Israeli authorities have issued a 48-hour ban on Palestinians from entering the Old City in occupied East Jerusalem, following two stabbing attacks in which two Israelis were killed and three injured at the site, an Israeli police spokesperson said.

The two Palestinians who allegedly committed the stabbing attacks were shot dead on scene in the separate incidents, hours apart.

Police spokesperson Micky Rosenfeld told Ma’an News Agency that the ban on Palestinians entering the Old City was put in place in order to ‘prevent any further incidents or attacks.’

He said that extra police officers have been deployed across East Jerusalem.

An official in the Palestinian Authority Ministry of Endowment, which is responsible for the Al-Aqsa Mosque compound, told Ma’an that more than 100 right-wing Jews toured the compound on Sunday morning escorted by Israeli officers, while Palestinians were banned.
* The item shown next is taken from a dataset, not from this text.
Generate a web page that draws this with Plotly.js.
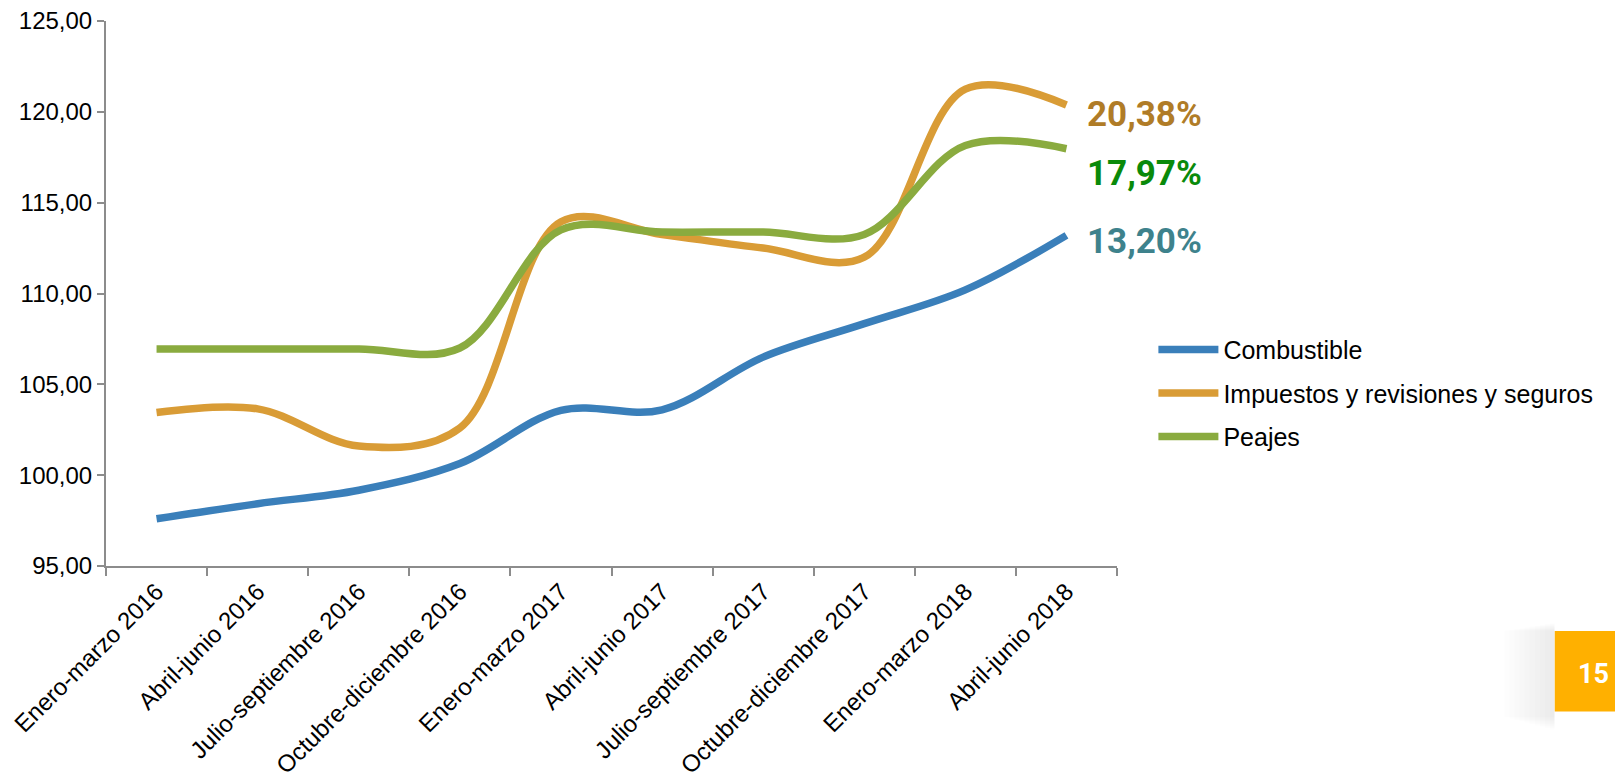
<!DOCTYPE html>
<html>
<head>
<meta charset="utf-8">
<script src="https://cdn.plot.ly/plotly-3.0.1.min.js"></script>
<style>
  html, body { margin: 0; padding: 0; background: #ffffff; }
  #chart { width: 1615px; height: 773px; }
</style>
</head>
<body>
<div id="chart"></div>
<script>
const categories = [
  "Enero-marzo 2016", "Abril-junio 2016", "Julio-septiembre 2016", "Octubre-diciembre 2016",
  "Enero-marzo 2017", "Abril-junio 2017", "Julio-septiembre 2017", "Octubre-diciembre 2017",
  "Enero-marzo 2018", "Abril-junio 2018"
];
const combustible = [97.60, 98.43, 99.17, 100.64, 103.57, 103.60, 106.50, 108.34, 110.20, 113.20];
const impuestos   = [103.45, 103.65, 101.60, 102.60, 113.95, 113.25, 112.50, 112.00, 121.25, 120.38];
const peajes      = [106.95, 106.95, 106.95, 107.00, 113.50, 113.38, 113.38, 113.25, 118.15, 117.97];
const seriesNames = ["Combustible", "Impuestos y revisiones y seguros", "Peajes"];
const yTicks = [95, 100, 105, 110, 115, 120, 125];
const pageNumber = "15";

const lineColors = ["#3A7FBA", "#D99C36", "#8AAB3F"];
const labelColors = ["#3E828C", "#B07C27", "#0A8A0A"];
const allSeries = [combustible, impuestos, peajes];

const traces = allSeries.map((vals, i) => ({
  type: "scatter",
  mode: "lines",
  x: categories,
  y: vals,
  name: seriesNames[i],
  legendgroup: "g" + i,
  line: { color: lineColors[i], width: 7.5, shape: "spline", smoothing: 1 },
  hoverinfo: "skip"
}));

function pct(vals) {
  return (vals[vals.length - 1] - 100).toFixed(2).replace(".", ",") + "%";
}

// label positions (y in data units) for the end-of-line percentages
const labelY = [112.85, 119.85, 116.6];
const annotations = allSeries.map((vals, i) => ({
  xref: "paper", yref: "y",
  x: 0.968, y: labelY[i],
  xanchor: "left", yanchor: "middle",
  text: "<b>" + pct(vals) + "</b>",
  showarrow: false,
  font: { family: "Roboto, 'Open Sans', sans-serif", size: 35, color: labelColors[i] }
}));

annotations.push({
  xref: "paper", yref: "paper",
  x: 1.489, y: -0.198,
  xanchor: "right", yanchor: "middle",
  text: "<b>" + pageNumber + "</b>",
  showarrow: false,
  font: { family: "Roboto, sans-serif", size: 27, color: "#ffffff" }
});

const shapes = [];
// soft shadow around the page badge
for (let k = 0; k < 10; k++) {
  shapes.push({
    type: "rect", xref: "paper", yref: "paper",
    x0: 1.433 - 0.005 * (k + 1), x1: 1.433, y0: -0.30 + 0.0025 * k, y1: -0.105 - 0.0015 * k,
    fillcolor: "rgba(0,0,0,0.008)", line: { width: 0 }, layer: "below"
  });
}
shapes.push({
  type: "rect", xref: "paper", yref: "paper",
  x0: 1.433, x1: 1.52, y0: -0.267, y1: -0.1193,
  fillcolor: "#FFB000", line: { width: 0 }
});

const layout = {
  width: 1615, height: 773,
  margin: { l: 106, r: 498, t: 21, b: 207, pad: 0 },
  paper_bgcolor: "#ffffff",
  plot_bgcolor: "#ffffff",
  separators: ",.",
  font: { family: "'Liberation Sans', Arial, sans-serif", size: 24, color: "#000000" },
  showlegend: true,
  legend: {
    x: 1.036, y: 0.317, xanchor: "left", yanchor: "middle",
    font: { family: "'Liberation Sans', Arial, sans-serif", size: 25, color: "#000000" },
    itemwidth: 60,
    tracegroupgap: 8,
    bgcolor: "rgba(0,0,0,0)"
  },
  xaxis: {
    type: "category",
    range: [-0.5, 9.5],
    showline: true, linecolor: "#8c8c8c", linewidth: 2,
    showgrid: false, zeroline: false,
    ticks: "outside", ticklen: 8, tickwidth: 2, tickcolor: "#8c8c8c",
    tickson: "boundaries",
    tickangle: -45,
    tickfont: { family: "'Liberation Sans', Arial, sans-serif", size: 24, color: "#000000" },
    fixedrange: true
  },
  yaxis: {
    range: [95, 125],
    tickvals: yTicks,
    tickformat: ".2f",
    showline: true, linecolor: "#8c8c8c", linewidth: 2,
    showgrid: false, zeroline: false,
    ticks: "outside", ticklen: 7, tickwidth: 2, tickcolor: "#8c8c8c",
    tickfont: { family: "'Liberation Sans', Arial, sans-serif", size: 24, color: "#000000" },
    fixedrange: true
  },
  annotations: annotations,
  shapes: shapes
};

Plotly.newPlot("chart", traces, layout, { displayModeBar: false, staticPlot: true });
</script>
</body>
</html>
Before the restriction on Palestinian entry was announced, Palestinian shop owners in the Old City declared a closure off all businesses at the request of Islamic and nationalistic factions and in protest against the recent escalations around the Al-Aqsa Mosque compound.

Meanwhile, clashes between Palestinian youth and Israeli forces elsewhere in occupied East Jerusalem continued.

In the East Jerusalem village of al-Isawiya , Israeli forces raided the home of Fadi Alloun, a 19-year-old who was allegedly responsible for Sunday morning’s stabbing attack on a 16-year-old Israeli during the earliest hours of Sunday morning.

At the home, Israeli forces reportedly assaulted women with rods and police tasers, damaged furniture and seized seven mobile phones, family members said.

Alloun’s aunt, Haifa Alloun, told Ma’an that the family rejected the accusation that her nephew had stabbed an Israeli teen before being shot dead by Israeli forces, saying Alloun was instead ‘targeted and killed in cold blood.’

However the family of Mohannad Halabi, the young man responsible for Saturday’s attack in which two ultra-orthodox Israelis were killed and two more wounded, including a 2-year-old child, accepted and praised Halabi’s attack, calling him a ‘martyr’ for Al-Aqsa.

The flashpoint Al-Aqsa Mosque compound has been the site of clashes for weeks, with Israeli forces repeatedly storming the holy site to clear way for Jewish worshipers during a series of Jewish holidays.

The most recent of these, the eight-day Sukkot festival, began on Sunday, and has seen severe restrictions imposed on Palestinians seeking to enter the compound.

Palestinians fear Israel is seeking to change rules governing the site, where Jews are allowed to visit, but not pray to avoid provoking tensions.

Last month’s flareup prompted calls for restraint from both the United Nations and the United States, and a warning from Jordan, which has custodianship rights over Muslim holy places in Jerusalem under its 1994 peace treaty with Israel, that relations were on the line.

On Tuesday, Palestinian president Mahmoud Abbas warned of the ‘risk of an intifada’ if clashes over the Al-Aqsa Mosque compound continue.